> Material provided:
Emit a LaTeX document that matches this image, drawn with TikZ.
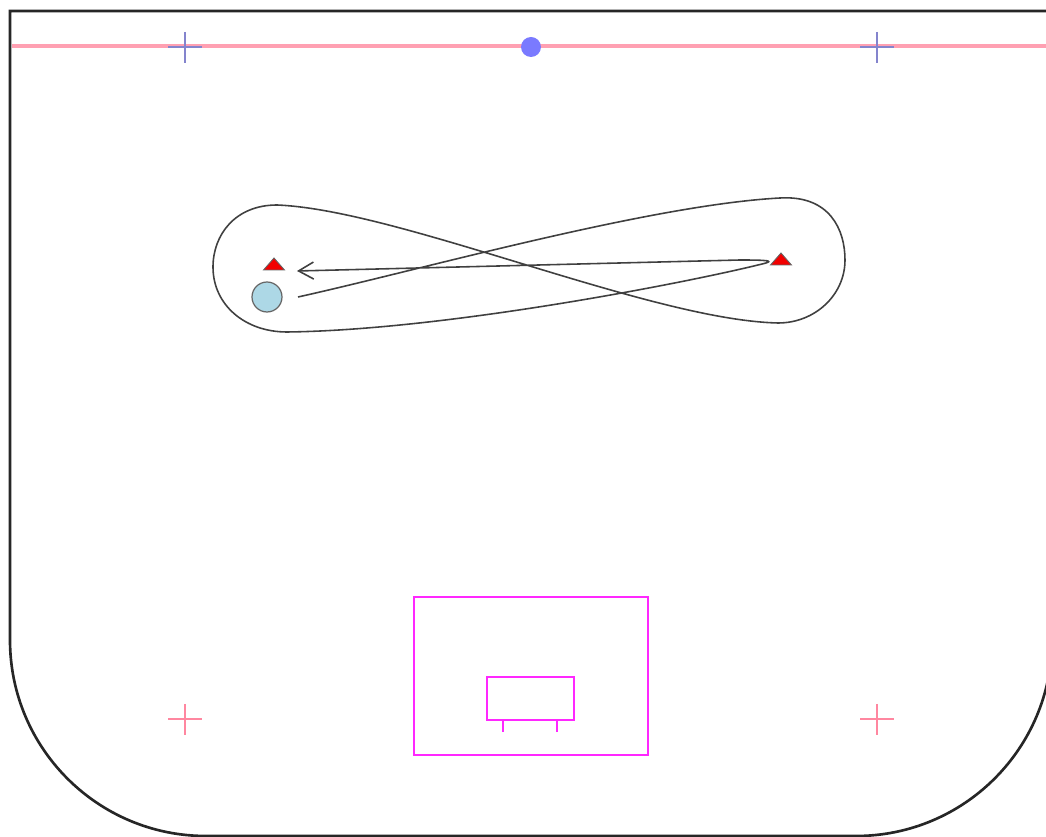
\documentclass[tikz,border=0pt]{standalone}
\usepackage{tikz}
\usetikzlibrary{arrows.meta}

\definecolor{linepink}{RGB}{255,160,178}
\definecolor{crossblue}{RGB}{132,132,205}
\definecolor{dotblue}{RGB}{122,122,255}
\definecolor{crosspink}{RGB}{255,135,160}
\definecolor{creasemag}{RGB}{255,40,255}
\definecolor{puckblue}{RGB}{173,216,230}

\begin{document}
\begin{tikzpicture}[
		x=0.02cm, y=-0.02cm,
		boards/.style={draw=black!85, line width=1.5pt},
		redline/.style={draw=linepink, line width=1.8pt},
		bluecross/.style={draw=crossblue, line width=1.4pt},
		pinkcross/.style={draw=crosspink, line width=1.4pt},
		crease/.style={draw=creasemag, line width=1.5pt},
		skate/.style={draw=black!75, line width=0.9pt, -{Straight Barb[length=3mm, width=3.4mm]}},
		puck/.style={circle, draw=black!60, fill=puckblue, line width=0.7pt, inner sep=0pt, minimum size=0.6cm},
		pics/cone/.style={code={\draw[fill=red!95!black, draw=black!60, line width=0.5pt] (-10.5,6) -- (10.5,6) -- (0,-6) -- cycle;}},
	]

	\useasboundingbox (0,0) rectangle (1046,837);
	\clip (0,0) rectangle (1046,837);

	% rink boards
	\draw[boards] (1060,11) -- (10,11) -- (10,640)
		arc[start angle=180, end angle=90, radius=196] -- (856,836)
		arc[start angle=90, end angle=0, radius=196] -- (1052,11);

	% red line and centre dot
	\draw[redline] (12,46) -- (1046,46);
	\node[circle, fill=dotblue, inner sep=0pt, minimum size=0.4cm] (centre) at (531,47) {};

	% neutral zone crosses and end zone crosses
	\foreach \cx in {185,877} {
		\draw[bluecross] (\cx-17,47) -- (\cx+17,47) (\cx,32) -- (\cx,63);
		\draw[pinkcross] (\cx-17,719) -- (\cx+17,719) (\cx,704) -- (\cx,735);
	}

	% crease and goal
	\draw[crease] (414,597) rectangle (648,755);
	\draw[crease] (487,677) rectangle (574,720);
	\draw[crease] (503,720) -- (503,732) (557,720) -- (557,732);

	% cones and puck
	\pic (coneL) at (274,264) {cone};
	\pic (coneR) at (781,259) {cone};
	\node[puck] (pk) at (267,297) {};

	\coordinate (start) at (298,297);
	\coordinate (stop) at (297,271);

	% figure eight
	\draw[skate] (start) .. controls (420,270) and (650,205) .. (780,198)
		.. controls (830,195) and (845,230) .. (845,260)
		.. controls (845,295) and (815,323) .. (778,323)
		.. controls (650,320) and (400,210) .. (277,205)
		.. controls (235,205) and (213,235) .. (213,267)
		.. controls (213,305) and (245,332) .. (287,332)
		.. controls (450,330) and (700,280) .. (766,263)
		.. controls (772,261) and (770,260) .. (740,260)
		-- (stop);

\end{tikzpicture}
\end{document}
...
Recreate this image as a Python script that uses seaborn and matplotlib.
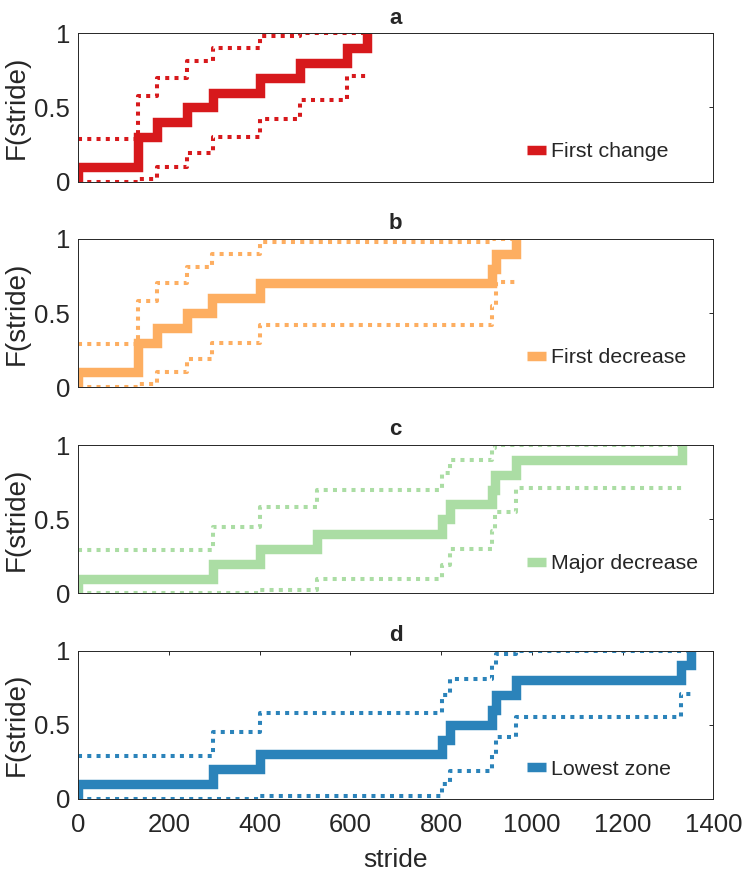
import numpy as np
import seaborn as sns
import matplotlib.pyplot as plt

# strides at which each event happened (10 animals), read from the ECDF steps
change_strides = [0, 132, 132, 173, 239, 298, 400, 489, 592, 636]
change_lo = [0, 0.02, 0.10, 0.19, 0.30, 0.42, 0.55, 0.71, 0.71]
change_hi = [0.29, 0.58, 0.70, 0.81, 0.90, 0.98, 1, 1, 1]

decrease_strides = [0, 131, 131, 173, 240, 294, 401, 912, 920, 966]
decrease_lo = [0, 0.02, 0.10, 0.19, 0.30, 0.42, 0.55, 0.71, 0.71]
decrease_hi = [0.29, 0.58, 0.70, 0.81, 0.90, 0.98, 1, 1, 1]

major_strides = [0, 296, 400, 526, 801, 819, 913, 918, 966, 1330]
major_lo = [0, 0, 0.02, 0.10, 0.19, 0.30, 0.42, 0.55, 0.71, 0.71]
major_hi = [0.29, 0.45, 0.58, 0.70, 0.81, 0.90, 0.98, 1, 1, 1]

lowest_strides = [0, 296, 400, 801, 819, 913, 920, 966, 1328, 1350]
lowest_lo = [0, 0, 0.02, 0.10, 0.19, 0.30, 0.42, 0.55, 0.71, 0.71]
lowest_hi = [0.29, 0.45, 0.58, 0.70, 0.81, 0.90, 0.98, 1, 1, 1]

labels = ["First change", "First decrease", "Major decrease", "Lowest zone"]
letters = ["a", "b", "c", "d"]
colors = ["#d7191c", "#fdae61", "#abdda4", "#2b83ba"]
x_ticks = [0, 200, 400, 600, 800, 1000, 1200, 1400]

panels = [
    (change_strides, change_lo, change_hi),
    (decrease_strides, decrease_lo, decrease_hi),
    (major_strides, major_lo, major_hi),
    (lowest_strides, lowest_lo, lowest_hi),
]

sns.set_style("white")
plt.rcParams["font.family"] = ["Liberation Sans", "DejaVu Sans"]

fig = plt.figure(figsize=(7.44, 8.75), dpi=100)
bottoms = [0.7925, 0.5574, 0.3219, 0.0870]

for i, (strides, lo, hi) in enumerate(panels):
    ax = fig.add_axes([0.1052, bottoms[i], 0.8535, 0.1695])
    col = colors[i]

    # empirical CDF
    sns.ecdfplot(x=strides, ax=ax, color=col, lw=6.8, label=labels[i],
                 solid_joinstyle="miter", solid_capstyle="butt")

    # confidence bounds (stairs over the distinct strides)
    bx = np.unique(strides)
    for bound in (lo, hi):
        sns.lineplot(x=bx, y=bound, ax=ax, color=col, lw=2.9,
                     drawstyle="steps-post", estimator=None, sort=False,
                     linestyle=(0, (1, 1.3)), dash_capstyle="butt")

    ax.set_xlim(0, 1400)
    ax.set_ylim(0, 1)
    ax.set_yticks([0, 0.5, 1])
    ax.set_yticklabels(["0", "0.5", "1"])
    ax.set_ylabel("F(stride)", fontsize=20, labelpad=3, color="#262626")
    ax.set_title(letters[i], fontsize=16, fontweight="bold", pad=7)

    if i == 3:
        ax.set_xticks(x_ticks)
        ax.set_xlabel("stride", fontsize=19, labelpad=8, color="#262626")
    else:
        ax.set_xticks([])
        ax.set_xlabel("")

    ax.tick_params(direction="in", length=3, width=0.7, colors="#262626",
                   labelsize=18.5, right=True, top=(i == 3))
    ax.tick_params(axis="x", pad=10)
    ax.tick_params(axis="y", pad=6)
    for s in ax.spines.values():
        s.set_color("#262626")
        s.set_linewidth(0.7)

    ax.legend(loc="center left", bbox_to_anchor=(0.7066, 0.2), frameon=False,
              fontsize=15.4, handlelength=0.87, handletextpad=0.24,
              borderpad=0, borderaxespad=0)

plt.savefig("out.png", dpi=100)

> Short problem: What's needed is an exact copy of the lines above from the one with "Recreate this image" through the one with "import matplotlib.pyplot as plt", both included; the pictures stay out.

> Problem solution:
Recreate this image as a Python script that uses seaborn and matplotlib.
import numpy as np
import seaborn as sns
import matplotlib.pyplot as plt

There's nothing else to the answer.